# [Work instructions]
Seek out every line containing the word "this", and copy each.

# [The records]
— Begin —
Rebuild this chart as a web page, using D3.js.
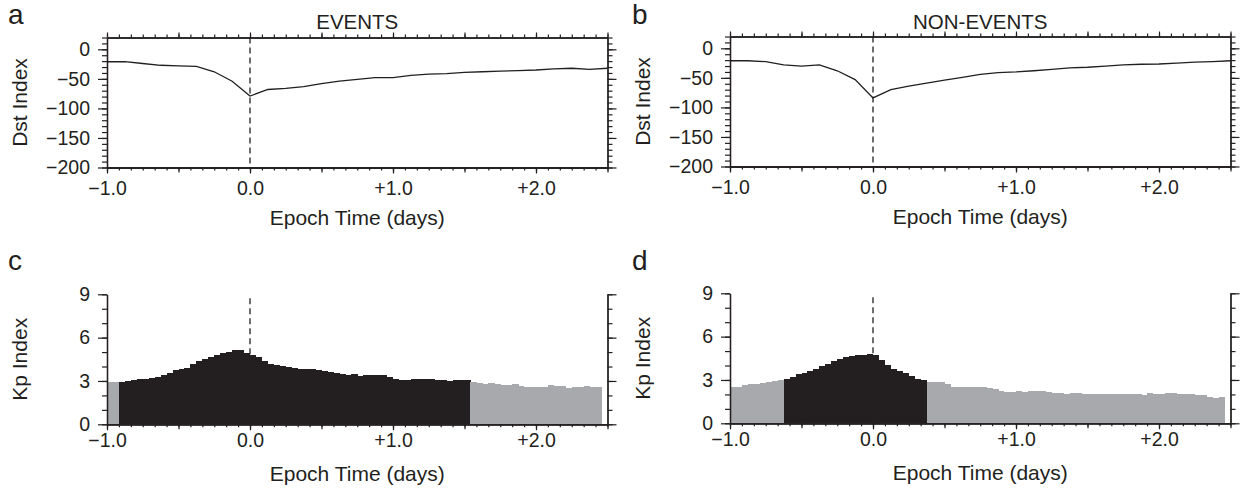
— End —
— Begin —
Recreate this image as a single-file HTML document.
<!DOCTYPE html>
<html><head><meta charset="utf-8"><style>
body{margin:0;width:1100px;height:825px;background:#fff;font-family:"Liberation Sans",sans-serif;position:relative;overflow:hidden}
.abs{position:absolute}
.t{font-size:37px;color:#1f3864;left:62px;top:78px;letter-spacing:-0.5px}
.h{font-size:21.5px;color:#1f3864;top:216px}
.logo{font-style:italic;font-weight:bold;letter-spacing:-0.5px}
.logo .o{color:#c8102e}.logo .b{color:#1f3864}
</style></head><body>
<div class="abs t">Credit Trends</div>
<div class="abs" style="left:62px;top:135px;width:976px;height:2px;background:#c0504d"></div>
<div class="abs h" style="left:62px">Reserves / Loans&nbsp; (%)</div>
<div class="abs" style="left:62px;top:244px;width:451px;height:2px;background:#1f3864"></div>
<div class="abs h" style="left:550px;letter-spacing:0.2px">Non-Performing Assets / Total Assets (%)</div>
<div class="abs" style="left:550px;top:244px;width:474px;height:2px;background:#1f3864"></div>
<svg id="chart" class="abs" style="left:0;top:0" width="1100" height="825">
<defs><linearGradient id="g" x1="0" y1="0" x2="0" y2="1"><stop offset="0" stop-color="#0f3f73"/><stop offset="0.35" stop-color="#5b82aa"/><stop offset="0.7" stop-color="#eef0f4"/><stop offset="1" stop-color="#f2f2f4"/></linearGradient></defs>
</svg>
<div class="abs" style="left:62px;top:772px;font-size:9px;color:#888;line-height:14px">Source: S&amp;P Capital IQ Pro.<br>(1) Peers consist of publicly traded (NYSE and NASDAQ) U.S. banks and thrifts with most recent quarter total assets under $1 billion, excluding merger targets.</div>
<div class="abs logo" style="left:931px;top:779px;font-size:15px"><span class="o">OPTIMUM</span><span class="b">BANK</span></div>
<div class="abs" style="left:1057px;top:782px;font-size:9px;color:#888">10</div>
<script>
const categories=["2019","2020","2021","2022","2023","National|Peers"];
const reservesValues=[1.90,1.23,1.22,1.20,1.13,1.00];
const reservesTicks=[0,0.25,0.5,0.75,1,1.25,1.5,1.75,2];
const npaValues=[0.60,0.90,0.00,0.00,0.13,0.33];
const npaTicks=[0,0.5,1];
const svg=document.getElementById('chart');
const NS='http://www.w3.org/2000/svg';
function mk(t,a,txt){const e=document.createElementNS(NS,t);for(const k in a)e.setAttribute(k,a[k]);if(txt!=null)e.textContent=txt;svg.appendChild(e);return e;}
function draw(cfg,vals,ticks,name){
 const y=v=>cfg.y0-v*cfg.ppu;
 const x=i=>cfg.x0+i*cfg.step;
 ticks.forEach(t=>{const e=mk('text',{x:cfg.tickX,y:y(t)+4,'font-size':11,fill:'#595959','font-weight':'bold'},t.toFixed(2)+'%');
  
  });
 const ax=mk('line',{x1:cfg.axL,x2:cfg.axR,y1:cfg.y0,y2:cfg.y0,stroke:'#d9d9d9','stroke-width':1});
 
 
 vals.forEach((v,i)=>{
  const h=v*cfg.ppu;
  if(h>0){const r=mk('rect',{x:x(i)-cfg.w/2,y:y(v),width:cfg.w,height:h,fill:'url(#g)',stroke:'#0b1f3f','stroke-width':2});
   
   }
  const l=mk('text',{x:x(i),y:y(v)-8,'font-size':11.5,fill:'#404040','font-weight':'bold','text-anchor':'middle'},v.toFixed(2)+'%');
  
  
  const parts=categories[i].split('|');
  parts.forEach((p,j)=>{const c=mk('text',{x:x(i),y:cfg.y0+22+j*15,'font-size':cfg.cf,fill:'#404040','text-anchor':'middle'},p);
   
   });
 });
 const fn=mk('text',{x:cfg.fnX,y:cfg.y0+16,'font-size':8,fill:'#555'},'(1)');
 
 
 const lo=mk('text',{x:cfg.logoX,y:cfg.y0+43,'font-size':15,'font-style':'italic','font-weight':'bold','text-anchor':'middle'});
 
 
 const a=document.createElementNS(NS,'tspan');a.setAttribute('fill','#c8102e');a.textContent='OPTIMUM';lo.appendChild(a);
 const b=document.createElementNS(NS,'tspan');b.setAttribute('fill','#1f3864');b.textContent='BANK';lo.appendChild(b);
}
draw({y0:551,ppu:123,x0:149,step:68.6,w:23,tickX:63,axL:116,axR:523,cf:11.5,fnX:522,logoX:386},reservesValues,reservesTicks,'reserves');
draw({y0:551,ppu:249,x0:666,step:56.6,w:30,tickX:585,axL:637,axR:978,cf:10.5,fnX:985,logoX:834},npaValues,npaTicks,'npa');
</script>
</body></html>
— End —
# [Answer to the exercise]
Rebuild this chart as a web page, using D3.js.
Recreate this image as a single-file HTML document.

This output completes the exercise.